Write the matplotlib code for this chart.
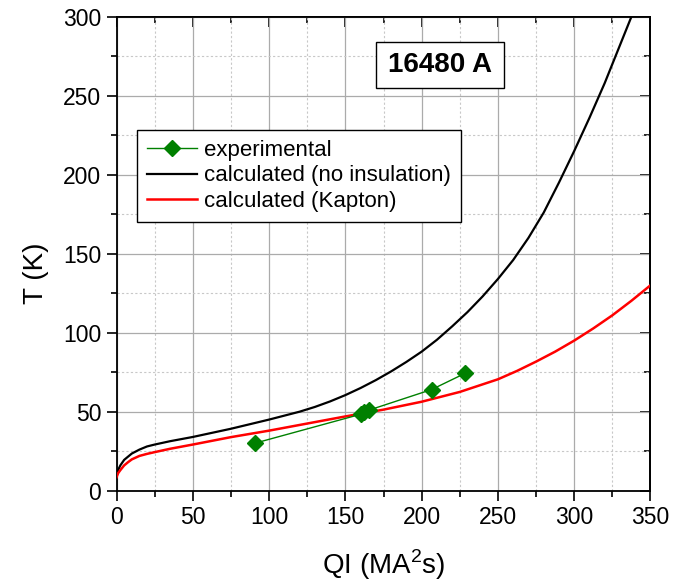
import matplotlib
matplotlib.use("Agg")
import matplotlib.pyplot as plt
from matplotlib.ticker import MultipleLocator
from matplotlib.patches import Rectangle

plt.rcParams['font.family'] = ['Liberation Sans', 'DejaVu Sans']
plt.rcParams['mathtext.fontset'] = 'custom'
plt.rcParams['mathtext.rm'] = 'Liberation Sans'

# ---- data ----
exp_x = [90.5, 160.5, 162.5, 165.5, 206.5, 228.5]
exp_T = [30.0, 48.5, 50.0, 51.0, 64.0, 74.3]

noins_x = [0, 1, 2.5, 5, 7.5, 10, 15, 20, 25, 35, 50, 75, 100, 110, 120, 130, 140, 150,
           160, 170, 180, 190, 200, 210, 220, 230, 240, 250, 260, 270, 280, 290, 300,
           310, 320, 330, 340]
noins_T = [9, 13, 16, 19.5, 21.5, 23.5, 26, 28, 29.2, 31.3, 34, 39.2, 45, 47.5, 50, 53, 56.5, 60.5,
           65, 70, 75.5, 81.5, 88, 95.5, 104, 113, 123, 134, 146, 160, 176, 195, 215,
           236, 258, 282, 306]

kapton_x = [0, 1, 2.5, 5, 7.5, 10, 15, 20, 25, 35, 50, 75, 100, 125, 150, 175, 200, 225,
            250, 262.5, 275, 287.5, 300, 312.5, 325, 337.5, 350]
kapton_T = [8.5, 11, 13, 16, 18, 19.8, 22, 23.3, 24.4, 26.5, 29.2, 33.9, 38, 42.5, 47, 51.3, 56.3, 62.5,
            70.5, 75.8, 81.7, 88, 95, 102.7, 111, 120.2, 130]

labels = ["experimental", "calculated (no insulation)", "calculated (Kapton)"]
annotation = "16480 A"
xlabel = "QI (MA$^\\mathregular{2}$s)"
ylabel = "T (K)"

fig = plt.figure(figsize=(6.83, 5.82), dpi=100)
ax = fig.add_axes([0.1706, 0.1569, 0.7818, 0.8144])

ax.plot(noins_x, noins_T, color='black', lw=1.6, label=labels[1], zorder=3)
ax.plot(kapton_x, kapton_T, color='#ff0000', lw=1.8, label=labels[2], zorder=3)
ax.plot(exp_x, exp_T, color='green', lw=1.0, marker='D', markersize=8.5,
        markeredgecolor='green', markerfacecolor='green', label=labels[0], zorder=4)

ax.set_xlim(0, 350)
ax.set_ylim(0, 300)
ax.xaxis.set_major_locator(MultipleLocator(50))
ax.xaxis.set_minor_locator(MultipleLocator(25))
ax.yaxis.set_major_locator(MultipleLocator(50))
ax.yaxis.set_minor_locator(MultipleLocator(25))

ax.grid(which='major', color='#ababab', lw=0.9, ls='-', zorder=0)
ax.grid(which='minor', color='#c8c8c8', lw=0.8, ls=(0, (2, 2)), zorder=0)
ax.set_axisbelow(True)

ax.tick_params(which='major', direction='out', length=7, width=1.2, labelsize=16.5, pad=4,
               top=False, right=False)
ax.tick_params(which='minor', direction='out', length=4, width=1.2, top=False, right=False)

for s in ax.spines.values():
    s.set_linewidth(1.3)
    s.set_color('black')

secx = ax.secondary_xaxis('top')
secx.xaxis.set_major_locator(MultipleLocator(50))
secx.xaxis.set_minor_locator(MultipleLocator(25))
secx.tick_params(which='major', direction='in', length=7, width=1.2, labeltop=False)
secx.tick_params(which='minor', direction='in', length=4, width=1.2)
secx.spines['top'].set_linewidth(1.3)
secy = ax.secondary_yaxis('right')
secy.yaxis.set_major_locator(MultipleLocator(50))
secy.yaxis.set_minor_locator(MultipleLocator(25))
secy.tick_params(which='major', direction='in', length=7, width=1.2, labelright=False)
secy.tick_params(which='minor', direction='in', length=4, width=1.2)
secy.spines['right'].set_linewidth(1.3)

ax.set_xlabel(xlabel, fontsize=20, va='baseline')
ax.xaxis.set_label_coords(0.5, -0.176)
ax.set_ylabel(ylabel, fontsize=20, va='center')
ax.yaxis.set_label_coords(-0.151, 0.459)

handles, labs = ax.get_legend_handles_labels()
order = [2, 0, 1]
leg = ax.legend([handles[i] for i in order], [labs[i] for i in order],
                loc='upper left', bbox_to_anchor=(0.039, 0.761), borderaxespad=0,
                fontsize=16, handlelength=2.25, handletextpad=0.3, labelspacing=0.2,
                borderpad=0.45, numpoints=1, fancybox=False, framealpha=1,
                edgecolor='black')
leg.get_frame().set_linewidth(1.0)

ax.add_patch(Rectangle((0.486, 0.850), 0.240, 0.096, transform=ax.transAxes,
                       facecolor='white', edgecolor='black', lw=1.0, zorder=5))
ax.text(0.606, 0.898, annotation, transform=ax.transAxes, ha='center', va='center',
        fontsize=20, fontweight='bold', zorder=6)

fig.savefig("out.png", dpi=100)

§

# Set task
Go through the listing above and list every line that has the word "matplotlib".

# The output
Write the matplotlib code for this chart.
import matplotlib
matplotlib.use("Agg")
import matplotlib.pyplot as plt
from matplotlib.ticker import MultipleLocator
from matplotlib.patches import Rectangle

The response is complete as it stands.